William Cavanaugh's dissertation takes the form of a historical case study of the Roman Catholic Church in Chile during the Pinochet regime. He begins by dicussing how torture and disappearance[1] are ecclesiological problems. What he means is that torture and disappearance are not merely horrible abominations enacted upon individuals, but are violence enacted upon social bodies. Who are the victims of torture and disappearance? In once sense, it is those who have been tortured and disappeared, but in another it is all of those who dwell in the society in which this is taking place. This is because torture and disappearance are actions that can happen to anyone at anytime, so all people are kept in fear and an anxiety.
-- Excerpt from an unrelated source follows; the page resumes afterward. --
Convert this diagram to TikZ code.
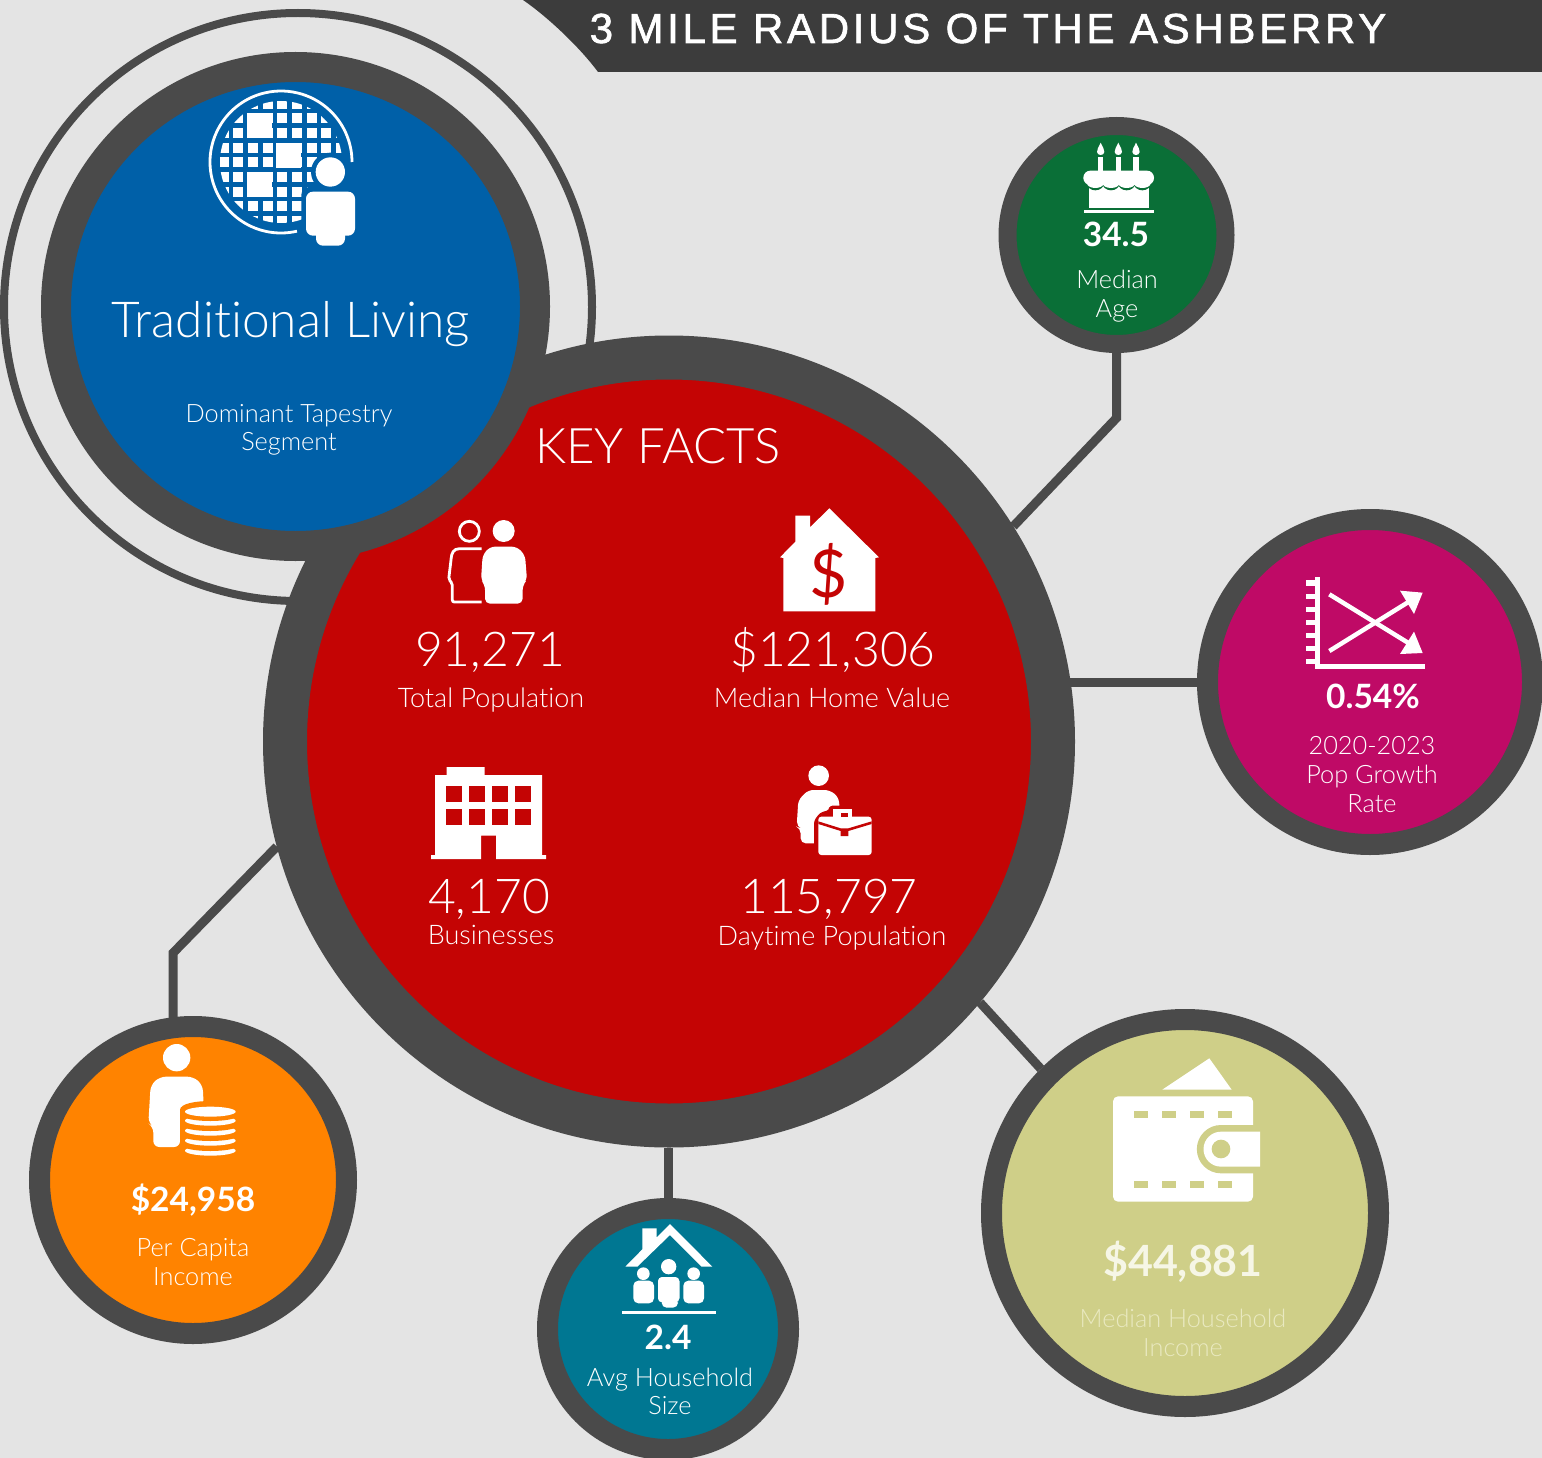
\documentclass[tikz,border=0pt]{standalone}
\usepackage{fontspec}
\setmainfont[Ligatures=NoCommon]{Lato Light}
\newfontfamily\titlefont[LetterSpace=8.85,FakeBold=1.5]{Liberation Sans}
\newfontfamily\numfont{Lato Light}
\newfontfamily\boldfont{Lato Bold}
\newfontfamily\dollarfont{Lato}
\definecolor{bgc}{HTML}{E4E4E4}
\definecolor{ringc}{HTML}{4A4A4A}
\definecolor{barc}{HTML}{3C3C3C}
\definecolor{redc}{HTML}{C40404}
\definecolor{bluec}{HTML}{0060A8}
\definecolor{greenc}{HTML}{0A6F37}
\definecolor{magc}{HTML}{BF0A66}
\definecolor{orangec}{HTML}{FF8300}
\definecolor{tealc}{HTML}{007792}
\definecolor{olivec}{HTML}{CFCF88}
\definecolor{faintc}{HTML}{E9E9C0}
\tikzset{
  disc/.style={circle,draw=ringc,inner sep=0pt},
  anchorcircle/.style={circle,inner sep=0pt,outer sep=0pt},
  link/.style={draw=ringc,line width=9pt},
  ink/.style={fill=white,draw=none},
  bignum/.style={anchor=base,text=white,inner sep=0pt,font=\numfont\fontsize{48}{50}\selectfont},
  headtxt/.style={anchor=base,text=white,inner sep=0pt},
  captxt/.style={anchor=base,text=white,inner sep=0pt,yshift=-1.5pt,font=\fontsize{27}{30}\selectfont},
  smalltxt/.style={anchor=base,text=white,inner sep=0pt,yshift=-1pt,font=\fontsize{25.3}{30}\selectfont},
  valtxt/.style={anchor=base,text=white,inner sep=0pt,yshift=-1pt,font=\boldfont\fontsize{33.5}{36}\selectfont},
  zoomed/.style={shift={#1},scale=1/3},
}
\begin{document}
\begin{tikzpicture}[x=1pt,y=-1pt]
\useasboundingbox (0,0) rectangle (1542,1458);
\fill[bgc] (0,0) rectangle (1542,1458);
% title bar
\fill[barc] (523,0) .. controls (545,15) and (578,45) .. (598,72) -- (1542,72) -- (1542,0) -- cycle;
\node[anchor=base,text=white,inner sep=0pt,font=\titlefont\fontsize{42}{46}\selectfont] (title) at (988,43) {3 MILE RADIUS OF THE ASHBERRY};
% thin ring
\draw[ringc,line width=8pt] (298,307) circle (294);
% invisible placement of connectors' ends
\path node[anchorcircle,minimum size=812pt] (main) at (669,741.5) {}
      node[anchorcircle,minimum size=236pt] (green) at (1116.5,235) {}
      node[anchorcircle,minimum size=346pt] (mag) at (1370,682) {}
      node[anchorcircle,minimum size=328pt] (orange) at (193,1180) {}
      node[anchorcircle,minimum size=262pt] (teal) at (668,1329) {}
      node[anchorcircle,minimum size=408pt] (olive) at (1185,1213) {};
% connectors
\coordinate (gbend) at (1116.5,418);
\coordinate (obend) at (173,953);
\draw[link] (green.south) -- (gbend) -- (main.32.6);
\draw[link] ([xshift=-10pt]mag.west -| main.east) -- (mag.west);
\draw[link] (main.-40.9) -- (olive.135);
\draw[link] (teal.north |- main.south) -- (teal.north);
\draw[link] (obend |- orange.north) ++(0,4) -- (obend) -- (main.195.1);
% discs
\node[disc,fill=redc,minimum size=768pt,line width=44pt] at (main) {};
\node[disc,fill=greenc,minimum size=218pt,line width=18pt] at (green) {};
\node[disc,fill=magc,minimum size=325pt,line width=21pt] at (mag) {};
\node[disc,fill=orangec,minimum size=307pt,line width=21pt] at (orange) {};
\node[disc,fill=tealc,minimum size=241pt,line width=21pt] at (teal) {};
\node[disc,fill=olivec,minimum size=387pt,line width=21pt] at (olive) {};
\node[disc,fill=bluec,minimum size=479pt,line width=30pt] (blue) at (295.5,306.5) {};
% Blue disc text
\node[headtxt,font=\fontsize{49.6}{52}\selectfont] (tl) at (291,337) {Traditional Living};
\node[smalltxt] (dom1) at (289,421) {Dominant Tapestry};
\node[smalltxt] (dom2) at (289,449) {Segment};
% Key facts
\node[headtxt,font=\fontsize{49}{52}\selectfont] (kf) at (658,463) {KEY FACTS};
\node[bignum] (n1) at (490,666) {91,271};
\node[captxt] (c1) at (491,706) {Total Population};
\node[bignum] (n2) at (833,666) {\$121,306};
\node[captxt] (c2) at (832,706) {Median Home Value};
\node[bignum] (n3) at (489,913) {4,170};
\node[captxt] (c3) at (491,943) {Businesses};
\node[bignum] (n4) at (829,913) {115,797};
\node[captxt] (c4) at (832,944) {Daytime Population};
% satellites text
\node[valtxt] (a1) at (1116,246) {34.5};
\node[smalltxt] (a2) at (1117,287) {Median};
\node[smalltxt] (a3) at (1117,316) {Age};
\node[valtxt] (p1) at (1373,707) {0.54\%};
\node[smalltxt] (p2) at (1372,753) {2020-2023};
\node[smalltxt] (p3) at (1372,782) {Pop Growth};
\node[smalltxt] (p4) at (1372,811) {Rate};
\node[valtxt] (i1) at (193,1210) {\$24,958};
\node[smalltxt] (i2) at (193,1255) {Per Capita};
\node[smalltxt] (i3) at (193,1284) {Income};
\node[valtxt] (h1) at (668,1348) {2.4};
\node[smalltxt] (h2) at (670,1385) {Avg Household};
\node[smalltxt] (h3) at (670,1413) {Size};
\node[valtxt,font=\boldfont\fontsize{43}{48}\selectfont,text=faintc!40!white] (m1) at (1183,1275) {\$44,881};
\node[smalltxt,text=faintc] (m2) at (1183,1326) {Median Household};
\node[smalltxt,text=faintc] (m3) at (1183,1355) {Income};
% Globe icon
\begin{scope}[zoomed={(190,80)}]
  \begin{scope}
    \clip (273,246) circle (183);
    \foreach \cx in {86,130,174,218,262,306,350,394,438}
      \foreach \cy in {56,100,144,188,232,276,320,364,408}
        \fill[white] (\cx,\cy) rectangle ++(30,30);
    \fill[white] (172,99) rectangle (246,174);
    \fill[white] (259,188) rectangle (334,263);
    \fill[white] (172,276) rectangle (246,351);
  \end{scope}
  \draw[white,line width=2.8pt] ([shift={(77:213)}]273,246) arc[start angle=77,end angle=360,radius=213];
  \fill[bluec] (421,276) circle (58);
  \fill[bluec,rounded corners=8pt] (334,321) rectangle (509,481);
  \fill[bluec,rounded corners=8pt] (364,440) rectangle (479,511);
  \fill[white] (421,276) circle (44);
  \fill[ink,rounded corners=7pt] (348,335) rectangle (495,467);
  \fill[ink,rounded corners=7pt] (378,440) rectangle (465,497);
\end{scope}
% Icons in key facts
\begin{scope}[zoomed={(420,500)}]
  % pair of people
  \draw[white,line width=2.8pt] (148,94) circle (30);
  \draw[white,line width=2.8pt,rounded corners=2pt] (185,146) -- (125,146) .. controls (100,146) and (95,160) .. (93,180) -- (86,238) -- (97,250) -- (97,306) -- (185,306);
  \fill[white] (251,93) circle (33);
  \fill[ink,rounded corners=5pt] (210,140) -- (290,140) -- (315,165) -- (321,240) -- (308,255) -- (308,311) -- (195,311) -- (195,255) -- (183,240) -- (188,165) -- cycle;
  % house
  \fill[ink] (1228,25) -- (1377,172) -- (1366,174) -- (1366,334) -- (1090,334) -- (1090,174) -- (1080,172) -- (1126,125) -- (1126,47) -- (1170,47) -- (1170,82) -- cycle;
  \node[text=redc,inner sep=0pt,font=\dollarfont\fontsize{66}{68}\selectfont] (dollar) at (1225,222) {\$};
  % building
  \fill[ink] (45,825) -- (80,825) -- (80,801) -- (194,801) -- (194,825) -- (366,825) -- (366,1065) -- (378,1065) -- (378,1077) -- (228,1077) -- (228,1007) -- (183,1007) -- (183,1077) -- (33,1077) -- (33,1065) -- (45,1065) -- cycle;
  \foreach \wx in {79,148,217,286}
    \foreach \wy in {858,927}
      \fill[redc] (\wx,\wy) rectangle ++(47,47);
  % worker and case
  \fill[white] (1196,827) circle (31);
  \fill[ink,rounded corners=5pt] (1165,870) -- (1228,870) -- (1255,890) -- (1260,930) -- (1260,1030) -- (1142,1030) -- (1142,985) -- (1130,980) -- (1135,900) -- cycle;
  \fill[redc,rounded corners=3pt] (1182,1040) -- (1182,962) -- (1200,938) -- (1228,930) -- (1228,917) -- (1300,917) -- (1300,1040) -- cycle;
  \fill[ink,rounded corners=3pt] (1195,950) rectangle (1355,1065);
  \fill[ink] (1240,928) rectangle (1297,958);
  \fill[redc] (1262,940) rectangle (1285,952);
  \fill[redc] (1195,964) -- (1262,985) -- (1285,985) -- (1355,964) -- (1355,972) -- (1285,993) -- (1285,1008) -- (1262,1008) -- (1262,993) -- (1195,972) -- cycle;
\end{scope}
% Cake
\begin{scope}[zoomed={(1060,130)}]
  \foreach \fx in {122,175,228} {
    \fill[ink] (\fx-8,82) rectangle (\fx+8,125);
    \fill[ink] (\fx,38) .. controls (\fx+6,52) and (\fx+12,58) .. (\fx+11,66) .. controls (\fx+10,78) and (\fx-10,78) .. (\fx-11,66) .. controls (\fx-12,58) and (\fx-6,52) .. (\fx,38) -- cycle;
  }
  \fill[ink] (86,168) rectangle (266,235);
  \foreach \bx in {106,153,200,247} {
    \fill[greenc] (\bx,157) ellipse (27 and 24);
  }
  \fill[greenc] (70,150) rectangle (86,182);
  \fill[greenc] (266,150) rectangle (282,182);
  \fill[ink,rounded corners=7pt] (70,122) rectangle (282,165);
  \foreach \bx in {106,153,200,247} {
    \fill[ink] (\bx,160) ellipse (25 and 14);
  }
  \fill[ink] (72,240) rectangle (282,248);
\end{scope}
% Chart
\begin{scope}[zoomed={(1290,565)}]
  \fill[ink] (76,36) rectangle (90,312);
  \fill[ink] (76,297) rectangle (405,312);
  \foreach \ty in {46,86,125,165,204,243,282}
    \fill[ink] (48,\ty) rectangle (76,\ty+16);
  \draw[white,line width=4.5pt] (118,258) -- (365,105);
  \draw[white,line width=4.5pt] (118,88) -- (365,240);
  \fill[ink] (330,77) -- (398,83) -- (372,147) -- cycle;
  \fill[ink] (372,200) -- (398,264) -- (330,267) -- cycle;
\end{scope}
% Coins person
\begin{scope}[zoomed={(130,1035)}]
  \fill[white] (140,68) circle (41);
  \fill[ink,rounded corners=6pt] (90,125) -- (190,125) -- (218,150) -- (222,230) -- (150,240) -- (150,336) -- (70,336) -- (70,275) -- (55,265) -- (62,150) -- cycle;
  \fill[orangec] (150,225) .. controls (150,205) and (200,198) .. (240,198) -- (330,198) -- (330,375) -- (150,375) -- cycle;
  \foreach \yc in {347,317,287,257} {
    \fill[ink] (241,\yc) ellipse (76 and 15);
    \fill[orangec] (241,\yc-14) ellipse (80 and 15);
  }
  \fill[ink] (241,230) ellipse (76 and 15);
\end{scope}
% Family house
\begin{scope}[zoomed={(610,1215)}]
  \fill[ink] (180,27) -- (307,155) -- (275,155) -- (180,60) -- (82,155) -- (46,155) -- (97,103) -- (97,40) -- (140,40) -- (140,67) -- cycle;
  \fill[white] (176,155) circle (23);
  \fill[white] (100,176) circle (19);
  \fill[white] (251,176) circle (19);
  \fill[ink,rounded corners=5pt] (70,197) rectangle (132,265);
  \fill[ink,rounded corners=5pt] (220,197) rectangle (282,265);
  \draw[tealc,line width=1.5pt,fill=white,rounded corners=5pt] (141,183) rectangle (211,265);
  \fill[ink,rounded corners=5pt] (155,250) rectangle (204,278);
  \fill[ink] (36,288) rectangle (318,297);
\end{scope}
% Wallet
\begin{scope}[zoomed={(1100,1050)}]
  \fill[ink] (187,119) -- (328,25) -- (395,119) -- cycle;
  \fill[ink,rounded corners=5pt] (39,139) rectangle (459,455);
  \foreach \sx in {102,186,270,354} {
    \fill[olivec] (\sx,183) rectangle ++(42,21);
    \fill[olivec] (\sx,393) rectangle ++(42,21);
  }
  \fill[olivec] (480,225) -- (363,225) arc[start angle=-90,end angle=-270,radius=72.5] -- (480,370) -- cycle;
  \fill[ink] (480,245) -- (363,245) arc[start angle=-90,end angle=-270,radius=52.5] -- (480,350) -- cycle;
  \fill[olivec] (363,297) circle (28);
\end{scope}
\end{tikzpicture}
\end{document}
The idea of torture is perhaps the most effective generator of fear, since torture reaches to the very limits of horror, turning the body against the person to such an extent that death become desirable. Fear of torture, fear of death, were concrete fears that only began to articulate the hidden anxieties which lurked beneath the surface of Chilean society. (p. 47, emphasis added)

In this way, torture is liturgical:

Torture may be considered a kind of perverse liturgy, for in torture the body of the victim is the ritual site where the state's power is manifested in its most awesome form. Torture is liturgy...because it involves bodies and bodily movements in an enacted drama which both makes real the power of the state and constitutes an act of worship to that mysterious power. (p.